* _Stated problem_
Set down, exactly as written, only the lines starting with the one that holds "Write the seaborn" and ending with the one that holds "k_25 = [6.29e-17, 6.71e-17, 7.46e-17]".

──────────────────────────────

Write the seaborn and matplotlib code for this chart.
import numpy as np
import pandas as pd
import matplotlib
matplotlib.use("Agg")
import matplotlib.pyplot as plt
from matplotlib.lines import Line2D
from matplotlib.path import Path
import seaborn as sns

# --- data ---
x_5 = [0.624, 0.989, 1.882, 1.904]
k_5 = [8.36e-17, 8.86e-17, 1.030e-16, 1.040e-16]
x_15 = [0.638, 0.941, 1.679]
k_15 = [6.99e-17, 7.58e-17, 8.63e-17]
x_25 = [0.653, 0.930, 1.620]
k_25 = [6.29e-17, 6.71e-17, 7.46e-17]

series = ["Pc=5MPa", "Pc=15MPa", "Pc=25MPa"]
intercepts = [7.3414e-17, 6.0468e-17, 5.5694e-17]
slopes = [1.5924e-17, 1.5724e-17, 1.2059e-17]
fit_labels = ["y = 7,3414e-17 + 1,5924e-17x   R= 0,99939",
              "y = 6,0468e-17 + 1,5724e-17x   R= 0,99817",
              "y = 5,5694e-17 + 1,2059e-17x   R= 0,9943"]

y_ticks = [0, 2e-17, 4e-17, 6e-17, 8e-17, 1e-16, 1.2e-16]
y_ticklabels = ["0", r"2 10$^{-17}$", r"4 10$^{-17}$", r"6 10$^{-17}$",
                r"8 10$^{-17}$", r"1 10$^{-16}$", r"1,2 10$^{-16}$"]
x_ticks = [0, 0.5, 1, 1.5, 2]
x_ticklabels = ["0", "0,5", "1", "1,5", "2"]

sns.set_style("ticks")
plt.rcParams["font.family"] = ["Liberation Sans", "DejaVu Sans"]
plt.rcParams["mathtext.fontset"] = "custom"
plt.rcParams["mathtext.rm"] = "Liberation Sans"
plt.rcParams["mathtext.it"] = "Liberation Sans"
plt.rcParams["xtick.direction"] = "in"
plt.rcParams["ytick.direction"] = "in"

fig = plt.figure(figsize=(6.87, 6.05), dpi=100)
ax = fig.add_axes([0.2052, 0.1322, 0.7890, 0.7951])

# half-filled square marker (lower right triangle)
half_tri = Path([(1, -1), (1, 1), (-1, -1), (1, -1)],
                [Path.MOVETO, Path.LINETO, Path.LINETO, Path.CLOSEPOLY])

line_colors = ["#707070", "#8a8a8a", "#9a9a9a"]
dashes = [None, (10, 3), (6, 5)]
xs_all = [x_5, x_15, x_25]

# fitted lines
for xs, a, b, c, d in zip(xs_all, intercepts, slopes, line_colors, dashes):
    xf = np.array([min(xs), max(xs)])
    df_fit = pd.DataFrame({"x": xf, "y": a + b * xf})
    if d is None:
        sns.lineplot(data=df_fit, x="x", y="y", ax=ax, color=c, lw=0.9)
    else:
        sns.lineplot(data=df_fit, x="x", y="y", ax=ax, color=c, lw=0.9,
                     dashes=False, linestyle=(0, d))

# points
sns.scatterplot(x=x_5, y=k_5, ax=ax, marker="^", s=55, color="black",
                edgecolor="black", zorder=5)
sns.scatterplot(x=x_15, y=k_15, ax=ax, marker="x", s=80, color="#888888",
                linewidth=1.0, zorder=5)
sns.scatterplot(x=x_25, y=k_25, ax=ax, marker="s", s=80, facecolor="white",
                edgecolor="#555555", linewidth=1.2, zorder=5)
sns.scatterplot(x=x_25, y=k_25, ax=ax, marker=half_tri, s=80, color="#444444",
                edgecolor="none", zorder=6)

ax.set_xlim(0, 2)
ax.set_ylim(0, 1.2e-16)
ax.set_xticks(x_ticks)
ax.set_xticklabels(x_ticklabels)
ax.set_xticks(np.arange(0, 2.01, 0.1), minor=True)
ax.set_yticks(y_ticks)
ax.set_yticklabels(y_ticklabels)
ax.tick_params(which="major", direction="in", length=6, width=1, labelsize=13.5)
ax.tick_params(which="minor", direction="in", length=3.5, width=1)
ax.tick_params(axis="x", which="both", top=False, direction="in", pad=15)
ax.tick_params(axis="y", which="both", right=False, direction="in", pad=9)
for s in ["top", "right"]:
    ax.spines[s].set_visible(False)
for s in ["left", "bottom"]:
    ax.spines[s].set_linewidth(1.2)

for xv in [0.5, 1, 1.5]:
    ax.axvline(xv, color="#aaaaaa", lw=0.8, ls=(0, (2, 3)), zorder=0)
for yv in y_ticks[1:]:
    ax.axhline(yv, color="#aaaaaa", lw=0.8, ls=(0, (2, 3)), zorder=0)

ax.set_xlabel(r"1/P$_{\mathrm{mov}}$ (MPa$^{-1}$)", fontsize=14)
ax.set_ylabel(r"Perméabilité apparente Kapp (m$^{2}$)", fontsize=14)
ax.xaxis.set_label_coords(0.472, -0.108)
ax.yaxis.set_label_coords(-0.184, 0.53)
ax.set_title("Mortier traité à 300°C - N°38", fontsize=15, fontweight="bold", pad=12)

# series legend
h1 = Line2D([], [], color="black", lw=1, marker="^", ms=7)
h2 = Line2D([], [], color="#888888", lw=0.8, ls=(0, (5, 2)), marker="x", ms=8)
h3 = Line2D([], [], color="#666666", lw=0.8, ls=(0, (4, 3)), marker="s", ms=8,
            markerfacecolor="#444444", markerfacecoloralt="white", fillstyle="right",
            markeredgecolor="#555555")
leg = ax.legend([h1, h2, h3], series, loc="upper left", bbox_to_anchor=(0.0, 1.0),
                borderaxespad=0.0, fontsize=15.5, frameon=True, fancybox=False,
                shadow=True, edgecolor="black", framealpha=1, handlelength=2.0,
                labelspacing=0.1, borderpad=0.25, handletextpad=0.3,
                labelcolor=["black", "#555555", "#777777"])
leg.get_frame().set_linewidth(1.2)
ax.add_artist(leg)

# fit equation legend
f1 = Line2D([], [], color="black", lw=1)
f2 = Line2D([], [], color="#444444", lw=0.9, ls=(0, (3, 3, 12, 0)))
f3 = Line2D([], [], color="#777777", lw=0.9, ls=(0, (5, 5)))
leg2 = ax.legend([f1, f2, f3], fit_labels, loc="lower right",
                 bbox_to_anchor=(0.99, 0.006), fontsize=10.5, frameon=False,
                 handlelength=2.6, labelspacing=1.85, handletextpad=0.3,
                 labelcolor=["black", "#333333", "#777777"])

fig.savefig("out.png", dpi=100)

──────────────────────────────

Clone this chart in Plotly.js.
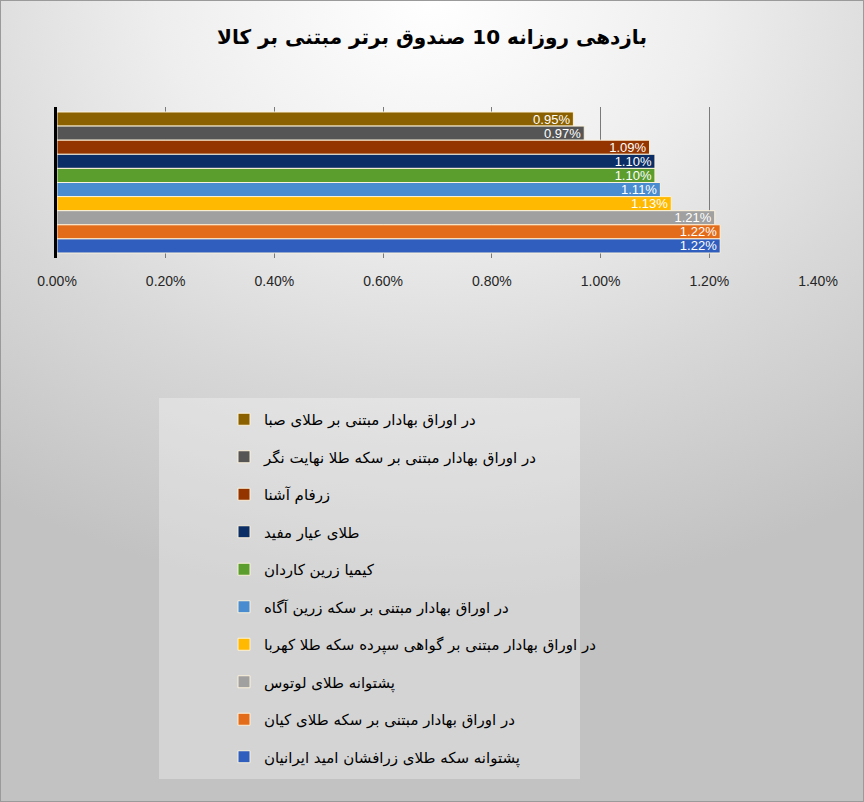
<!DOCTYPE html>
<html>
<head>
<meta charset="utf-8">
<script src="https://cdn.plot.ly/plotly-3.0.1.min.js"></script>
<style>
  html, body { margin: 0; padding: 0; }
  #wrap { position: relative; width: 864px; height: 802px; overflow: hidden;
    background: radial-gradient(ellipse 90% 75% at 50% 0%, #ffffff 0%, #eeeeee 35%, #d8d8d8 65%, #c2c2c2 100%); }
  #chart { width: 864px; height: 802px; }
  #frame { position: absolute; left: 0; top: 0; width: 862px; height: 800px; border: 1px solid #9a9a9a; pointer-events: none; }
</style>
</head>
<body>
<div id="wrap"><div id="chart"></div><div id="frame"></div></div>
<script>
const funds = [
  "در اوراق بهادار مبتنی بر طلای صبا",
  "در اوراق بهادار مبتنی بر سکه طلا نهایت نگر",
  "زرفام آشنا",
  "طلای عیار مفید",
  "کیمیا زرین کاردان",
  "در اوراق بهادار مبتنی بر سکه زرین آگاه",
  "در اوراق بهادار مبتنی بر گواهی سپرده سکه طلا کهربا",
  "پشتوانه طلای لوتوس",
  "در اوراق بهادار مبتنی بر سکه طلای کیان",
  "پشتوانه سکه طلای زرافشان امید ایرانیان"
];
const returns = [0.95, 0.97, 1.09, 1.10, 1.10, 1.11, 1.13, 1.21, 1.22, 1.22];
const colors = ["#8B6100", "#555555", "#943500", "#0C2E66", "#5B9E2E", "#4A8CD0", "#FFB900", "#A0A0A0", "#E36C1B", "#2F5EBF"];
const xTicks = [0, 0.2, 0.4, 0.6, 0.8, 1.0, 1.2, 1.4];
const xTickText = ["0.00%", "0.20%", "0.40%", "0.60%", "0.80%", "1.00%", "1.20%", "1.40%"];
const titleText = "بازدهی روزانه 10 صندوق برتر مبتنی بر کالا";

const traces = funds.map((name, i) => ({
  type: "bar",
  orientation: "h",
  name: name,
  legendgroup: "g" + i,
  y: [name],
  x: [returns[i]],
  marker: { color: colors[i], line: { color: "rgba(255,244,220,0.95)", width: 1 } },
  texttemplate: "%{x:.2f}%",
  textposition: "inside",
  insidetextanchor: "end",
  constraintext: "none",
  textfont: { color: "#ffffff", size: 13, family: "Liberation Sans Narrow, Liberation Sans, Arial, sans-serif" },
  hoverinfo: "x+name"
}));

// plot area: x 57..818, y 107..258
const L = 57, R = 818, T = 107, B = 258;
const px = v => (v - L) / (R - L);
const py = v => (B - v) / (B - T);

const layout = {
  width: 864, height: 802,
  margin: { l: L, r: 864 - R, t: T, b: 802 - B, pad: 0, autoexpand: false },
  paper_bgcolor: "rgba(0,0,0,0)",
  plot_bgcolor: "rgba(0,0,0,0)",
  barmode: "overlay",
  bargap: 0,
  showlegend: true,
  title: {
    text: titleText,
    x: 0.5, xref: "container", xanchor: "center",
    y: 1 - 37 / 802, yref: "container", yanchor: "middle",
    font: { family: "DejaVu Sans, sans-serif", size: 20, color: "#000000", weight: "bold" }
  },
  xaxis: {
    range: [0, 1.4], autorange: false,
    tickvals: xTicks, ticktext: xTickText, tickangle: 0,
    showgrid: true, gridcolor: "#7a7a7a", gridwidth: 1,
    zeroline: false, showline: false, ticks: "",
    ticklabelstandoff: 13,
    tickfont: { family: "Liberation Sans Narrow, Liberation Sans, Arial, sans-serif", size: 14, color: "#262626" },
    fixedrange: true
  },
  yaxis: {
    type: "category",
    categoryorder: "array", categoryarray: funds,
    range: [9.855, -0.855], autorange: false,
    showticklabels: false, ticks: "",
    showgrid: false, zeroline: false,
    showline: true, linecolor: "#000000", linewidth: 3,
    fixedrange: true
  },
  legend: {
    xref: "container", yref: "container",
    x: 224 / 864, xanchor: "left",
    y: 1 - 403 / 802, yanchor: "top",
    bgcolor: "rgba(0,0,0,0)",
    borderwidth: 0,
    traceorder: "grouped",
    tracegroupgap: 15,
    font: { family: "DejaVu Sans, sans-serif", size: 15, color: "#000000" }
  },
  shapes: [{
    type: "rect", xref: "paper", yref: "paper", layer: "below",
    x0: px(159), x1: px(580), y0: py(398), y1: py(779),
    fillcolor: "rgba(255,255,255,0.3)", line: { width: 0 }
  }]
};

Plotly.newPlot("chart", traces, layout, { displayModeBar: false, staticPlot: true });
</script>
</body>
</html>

──────────────────────────────

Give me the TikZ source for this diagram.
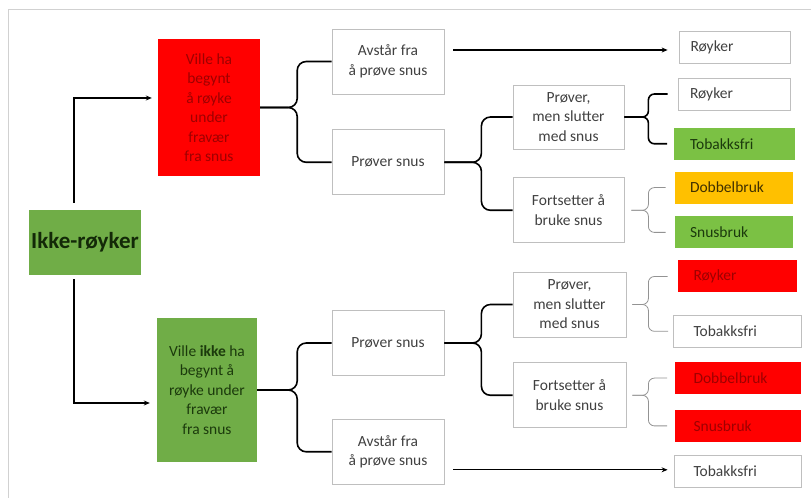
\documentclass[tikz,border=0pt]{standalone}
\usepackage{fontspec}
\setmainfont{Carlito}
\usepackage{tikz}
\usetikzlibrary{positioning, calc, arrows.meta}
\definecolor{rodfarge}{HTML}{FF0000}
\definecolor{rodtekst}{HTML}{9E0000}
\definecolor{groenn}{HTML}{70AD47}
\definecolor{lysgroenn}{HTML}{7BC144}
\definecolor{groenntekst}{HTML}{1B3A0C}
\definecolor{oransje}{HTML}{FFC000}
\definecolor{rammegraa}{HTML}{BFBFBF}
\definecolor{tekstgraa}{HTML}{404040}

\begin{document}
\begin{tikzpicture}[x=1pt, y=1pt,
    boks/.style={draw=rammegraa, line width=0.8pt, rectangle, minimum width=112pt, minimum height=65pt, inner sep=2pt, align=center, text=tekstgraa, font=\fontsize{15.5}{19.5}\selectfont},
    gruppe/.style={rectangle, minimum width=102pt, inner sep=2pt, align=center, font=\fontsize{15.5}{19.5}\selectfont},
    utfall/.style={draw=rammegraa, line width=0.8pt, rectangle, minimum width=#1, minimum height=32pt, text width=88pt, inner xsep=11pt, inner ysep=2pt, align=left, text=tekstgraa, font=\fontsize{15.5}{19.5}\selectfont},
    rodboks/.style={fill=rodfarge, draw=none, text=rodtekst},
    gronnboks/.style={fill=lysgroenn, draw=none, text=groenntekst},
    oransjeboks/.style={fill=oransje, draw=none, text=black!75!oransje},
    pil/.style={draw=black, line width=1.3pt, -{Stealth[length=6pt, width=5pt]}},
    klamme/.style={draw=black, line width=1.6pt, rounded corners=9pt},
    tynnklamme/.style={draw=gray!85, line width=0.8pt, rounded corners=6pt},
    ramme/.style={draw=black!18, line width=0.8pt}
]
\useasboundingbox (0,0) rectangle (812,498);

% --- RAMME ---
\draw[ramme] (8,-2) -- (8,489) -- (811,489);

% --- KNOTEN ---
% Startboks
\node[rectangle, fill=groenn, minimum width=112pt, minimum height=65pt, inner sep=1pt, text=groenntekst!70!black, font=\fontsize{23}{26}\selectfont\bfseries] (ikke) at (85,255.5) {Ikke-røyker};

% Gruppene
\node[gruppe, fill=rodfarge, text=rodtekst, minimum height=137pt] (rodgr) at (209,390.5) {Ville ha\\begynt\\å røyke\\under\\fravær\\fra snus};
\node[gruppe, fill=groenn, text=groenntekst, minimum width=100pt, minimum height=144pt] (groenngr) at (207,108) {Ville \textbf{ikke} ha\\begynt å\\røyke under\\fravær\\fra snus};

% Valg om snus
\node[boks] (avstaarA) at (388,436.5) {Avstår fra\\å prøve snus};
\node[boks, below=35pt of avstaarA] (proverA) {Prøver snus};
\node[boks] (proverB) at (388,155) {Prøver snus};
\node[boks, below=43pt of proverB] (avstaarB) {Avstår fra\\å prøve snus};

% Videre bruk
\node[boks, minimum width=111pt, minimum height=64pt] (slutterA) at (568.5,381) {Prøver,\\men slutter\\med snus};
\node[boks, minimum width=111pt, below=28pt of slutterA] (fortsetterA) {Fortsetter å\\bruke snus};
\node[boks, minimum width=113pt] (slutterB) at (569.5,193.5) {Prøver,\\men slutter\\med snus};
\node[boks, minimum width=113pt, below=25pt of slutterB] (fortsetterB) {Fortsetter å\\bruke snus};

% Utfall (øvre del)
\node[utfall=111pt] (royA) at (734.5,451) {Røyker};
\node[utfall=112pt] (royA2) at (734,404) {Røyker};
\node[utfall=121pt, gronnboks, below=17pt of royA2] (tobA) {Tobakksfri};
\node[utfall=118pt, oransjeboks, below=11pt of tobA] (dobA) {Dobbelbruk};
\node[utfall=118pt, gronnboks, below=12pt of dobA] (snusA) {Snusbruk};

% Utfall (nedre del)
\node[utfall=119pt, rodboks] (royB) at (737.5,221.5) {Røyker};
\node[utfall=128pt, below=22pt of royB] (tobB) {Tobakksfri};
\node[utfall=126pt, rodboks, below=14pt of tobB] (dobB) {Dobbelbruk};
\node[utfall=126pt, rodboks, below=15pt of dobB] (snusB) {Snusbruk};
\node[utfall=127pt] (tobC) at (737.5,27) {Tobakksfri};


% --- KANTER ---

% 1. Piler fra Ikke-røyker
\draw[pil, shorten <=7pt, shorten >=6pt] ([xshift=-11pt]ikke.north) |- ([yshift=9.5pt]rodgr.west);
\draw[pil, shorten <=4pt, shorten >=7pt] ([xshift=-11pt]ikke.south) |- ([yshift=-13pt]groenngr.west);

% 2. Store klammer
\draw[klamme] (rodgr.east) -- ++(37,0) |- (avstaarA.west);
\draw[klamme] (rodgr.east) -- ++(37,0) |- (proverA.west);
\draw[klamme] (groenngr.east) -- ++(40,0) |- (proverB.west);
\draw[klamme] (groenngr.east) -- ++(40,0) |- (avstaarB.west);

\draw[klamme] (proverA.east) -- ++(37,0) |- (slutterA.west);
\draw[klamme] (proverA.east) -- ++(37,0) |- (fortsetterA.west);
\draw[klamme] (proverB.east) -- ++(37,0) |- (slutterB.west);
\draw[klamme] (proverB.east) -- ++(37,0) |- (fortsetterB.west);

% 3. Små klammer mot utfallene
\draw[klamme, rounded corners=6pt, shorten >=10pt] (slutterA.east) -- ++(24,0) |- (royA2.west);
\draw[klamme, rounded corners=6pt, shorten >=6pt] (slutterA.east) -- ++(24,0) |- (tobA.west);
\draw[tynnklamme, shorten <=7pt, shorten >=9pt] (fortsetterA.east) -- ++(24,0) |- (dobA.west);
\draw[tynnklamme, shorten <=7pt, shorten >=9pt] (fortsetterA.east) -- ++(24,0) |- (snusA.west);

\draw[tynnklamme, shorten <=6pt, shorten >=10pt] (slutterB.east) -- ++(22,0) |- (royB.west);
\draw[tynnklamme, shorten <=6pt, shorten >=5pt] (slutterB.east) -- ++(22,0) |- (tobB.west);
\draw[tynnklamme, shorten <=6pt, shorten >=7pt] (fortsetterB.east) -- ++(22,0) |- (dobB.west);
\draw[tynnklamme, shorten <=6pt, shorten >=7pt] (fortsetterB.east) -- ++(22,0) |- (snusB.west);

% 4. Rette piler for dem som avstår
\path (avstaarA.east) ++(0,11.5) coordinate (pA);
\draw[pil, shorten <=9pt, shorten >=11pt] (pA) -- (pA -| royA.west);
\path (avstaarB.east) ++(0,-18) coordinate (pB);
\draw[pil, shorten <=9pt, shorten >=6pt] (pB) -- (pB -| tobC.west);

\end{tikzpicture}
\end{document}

──────────────────────────────

* _Exercise answer_
Write the seaborn and matplotlib code for this chart.
import numpy as np
import pandas as pd
import matplotlib
matplotlib.use("Agg")
import matplotlib.pyplot as plt
from matplotlib.lines import Line2D
from matplotlib.path import Path
import seaborn as sns

# --- data ---
x_5 = [0.624, 0.989, 1.882, 1.904]
k_5 = [8.36e-17, 8.86e-17, 1.030e-16, 1.040e-16]
x_15 = [0.638, 0.941, 1.679]
k_15 = [6.99e-17, 7.58e-17, 8.63e-17]
x_25 = [0.653, 0.930, 1.620]
k_25 = [6.29e-17, 6.71e-17, 7.46e-17]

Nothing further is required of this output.